• Objective: Repeat every record below exactly, omitting any pictures.

• Records supplied:
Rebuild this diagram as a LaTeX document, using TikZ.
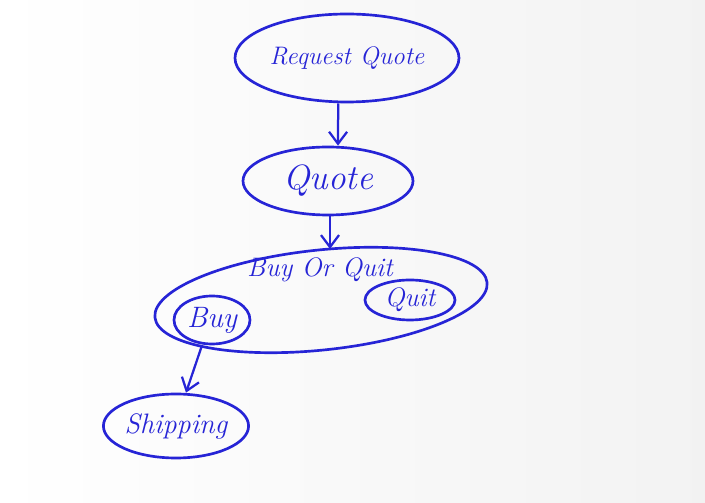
\documentclass[tikz,border=0pt]{standalone}
\usepackage{tikz}
\usepackage{xcolor}
\usetikzlibrary{shapes.geometric, arrows.meta}

\definecolor{ink}{RGB}{38,36,214}

\begin{document}
\begin{tikzpicture}[x=0.025cm, y=-0.025cm,
        state/.style={ellipse, draw=ink, line width=1.9pt, inner sep=0pt, text=ink},
        arr/.style={draw=ink, line width=1.6pt, -{Straight Barb[length=3mm, width=4.5mm]}}]
        \shade[left color=white, right color=black!5] (0, 0) rectangle (705, 503);
        \useasboundingbox (0, 0) rectangle (705, 503);

        \node[state, minimum width=224*0.025cm, minimum height=88*0.025cm, font=\fontsize{18}{21}\selectfont\itshape] (rq) at (347, 58) {Request Quote};
        \node[state, minimum width=170*0.025cm, minimum height=68*0.025cm, font=\fontsize{25}{29}\selectfont\itshape] (quote) at (328, 181) {Quote};
        \node[state, rotate=6, minimum width=334*0.025cm, minimum height=100*0.025cm] (boq) at (321, 300) {};
        \node[text=ink, font=\fontsize{19}{23}\selectfont\itshape] (boqlabel) at (320, 270) {Buy Or Quit};
        \node[state, minimum width=90*0.025cm, minimum height=40*0.025cm, font=\fontsize{19}{23}\selectfont\itshape] (quit) at (410, 300) {Quit};
        \node[state, minimum width=76*0.025cm, minimum height=48*0.025cm, font=\fontsize{21}{25}\selectfont\itshape] (buy) at (212, 320) {Buy};
        \node[state, minimum width=138*0.025cm, minimum height=64*0.025cm, font=\fontsize{20}{24}\selectfont\itshape] (ship) at (176, 426) {Shipping};

        \draw[arr] ([xshift=-0.22cm]rq.south) -- ([xshift=0.25cm]quote.north);
        \draw[arr] ([xshift=0.05cm]quote.south) -- ([xshift=0.05cm]quote.south |- boq.north);
        \draw[arr] ([xshift=-0.25cm]buy.south) -- ([xshift=0.25cm]ship.north);
    \end{tikzpicture}
\end{document}
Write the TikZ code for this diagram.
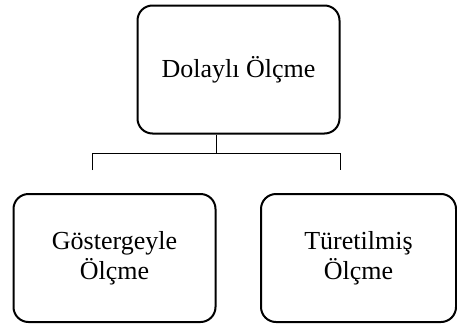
\documentclass[tikz,border=0pt]{standalone}
\usepackage{fontspec}
\setmainfont{Liberation Serif}
\begin{document}
\begin{tikzpicture}[x=1pt,y=-1pt,
  box/.style={draw, line width=2pt, rounded corners=15pt, inner sep=0pt,
    minimum height=128pt, align=center, font=\fontsize{26}{30}\selectfont},
  conn/.style={line width=1pt}]
\useasboundingbox (0,0) rectangle (457,324);
\node[box, minimum width=202pt] (top) at (238.5,69.5) {Dolaylı Ölçme};
\node[box, minimum width=202pt] (left) at (114.5,258) {Göstergeyle\\Ölçme};
\node[box, minimum width=195pt] (right) at (358.5,258) {Türetilmiş\\Ölçme};
\coordinate (j) at (216,153);
\coordinate (l) at (92,170);
\coordinate (r) at (340,170);
\draw[conn] (j |- top.south) -- (j);
\draw[conn] (l) -- (l |- j) -- (r |- j) -- (r);
\end{tikzpicture}
\end{document}
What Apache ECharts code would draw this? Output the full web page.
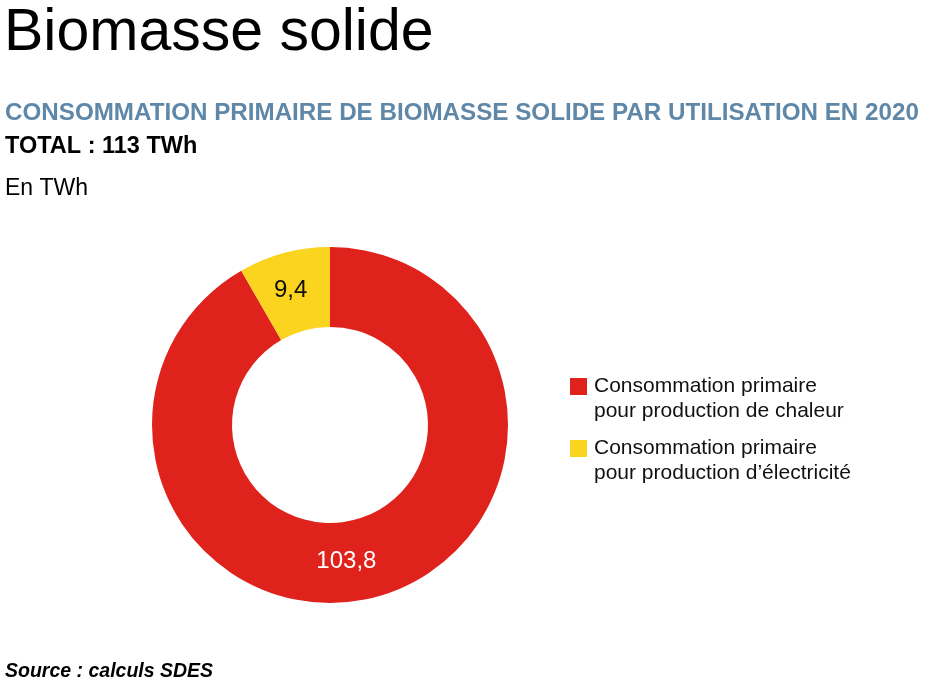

• The completed task:
Rebuild this diagram as a LaTeX document, using TikZ.
\documentclass[tikz,border=0pt]{standalone}
\usepackage{tikz}
\usepackage{xcolor}
\usetikzlibrary{shapes.geometric, arrows.meta}

\definecolor{ink}{RGB}{38,36,214}

\begin{document}
\begin{tikzpicture}[x=0.025cm, y=-0.025cm,
        state/.style={ellipse, draw=ink, line width=1.9pt, inner sep=0pt, text=ink},
        arr/.style={draw=ink, line width=1.6pt, -{Straight Barb[length=3mm, width=4.5mm]}}]
        \shade[left color=white, right color=black!5] (0, 0) rectangle (705, 503);
        \useasboundingbox (0, 0) rectangle (705, 503);

        \node[state, minimum width=224*0.025cm, minimum height=88*0.025cm, font=\fontsize{18}{21}\selectfont\itshape] (rq) at (347, 58) {Request Quote};
        \node[state, minimum width=170*0.025cm, minimum height=68*0.025cm, font=\fontsize{25}{29}\selectfont\itshape] (quote) at (328, 181) {Quote};
        \node[state, rotate=6, minimum width=334*0.025cm, minimum height=100*0.025cm] (boq) at (321, 300) {};
        \node[text=ink, font=\fontsize{19}{23}\selectfont\itshape] (boqlabel) at (320, 270) {Buy Or Quit};
        \node[state, minimum width=90*0.025cm, minimum height=40*0.025cm, font=\fontsize{19}{23}\selectfont\itshape] (quit) at (410, 300) {Quit};
        \node[state, minimum width=76*0.025cm, minimum height=48*0.025cm, font=\fontsize{21}{25}\selectfont\itshape] (buy) at (212, 320) {Buy};
        \node[state, minimum width=138*0.025cm, minimum height=64*0.025cm, font=\fontsize{20}{24}\selectfont\itshape] (ship) at (176, 426) {Shipping};

        \draw[arr] ([xshift=-0.22cm]rq.south) -- ([xshift=0.25cm]quote.north);
        \draw[arr] ([xshift=0.05cm]quote.south) -- ([xshift=0.05cm]quote.south |- boq.north);
        \draw[arr] ([xshift=-0.25cm]buy.south) -- ([xshift=0.25cm]ship.north);
    \end{tikzpicture}
\end{document}
Write the TikZ code for this diagram.
\documentclass[tikz,border=0pt]{standalone}
\usepackage{fontspec}
\setmainfont{Liberation Serif}
\begin{document}
\begin{tikzpicture}[x=1pt,y=-1pt,
  box/.style={draw, line width=2pt, rounded corners=15pt, inner sep=0pt,
    minimum height=128pt, align=center, font=\fontsize{26}{30}\selectfont},
  conn/.style={line width=1pt}]
\useasboundingbox (0,0) rectangle (457,324);
\node[box, minimum width=202pt] (top) at (238.5,69.5) {Dolaylı Ölçme};
\node[box, minimum width=202pt] (left) at (114.5,258) {Göstergeyle\\Ölçme};
\node[box, minimum width=195pt] (right) at (358.5,258) {Türetilmiş\\Ölçme};
\coordinate (j) at (216,153);
\coordinate (l) at (92,170);
\coordinate (r) at (340,170);
\draw[conn] (j |- top.south) -- (j);
\draw[conn] (l) -- (l |- j) -- (r |- j) -- (r);
\end{tikzpicture}
\end{document}
What Apache ECharts code would draw this? Output the full web page.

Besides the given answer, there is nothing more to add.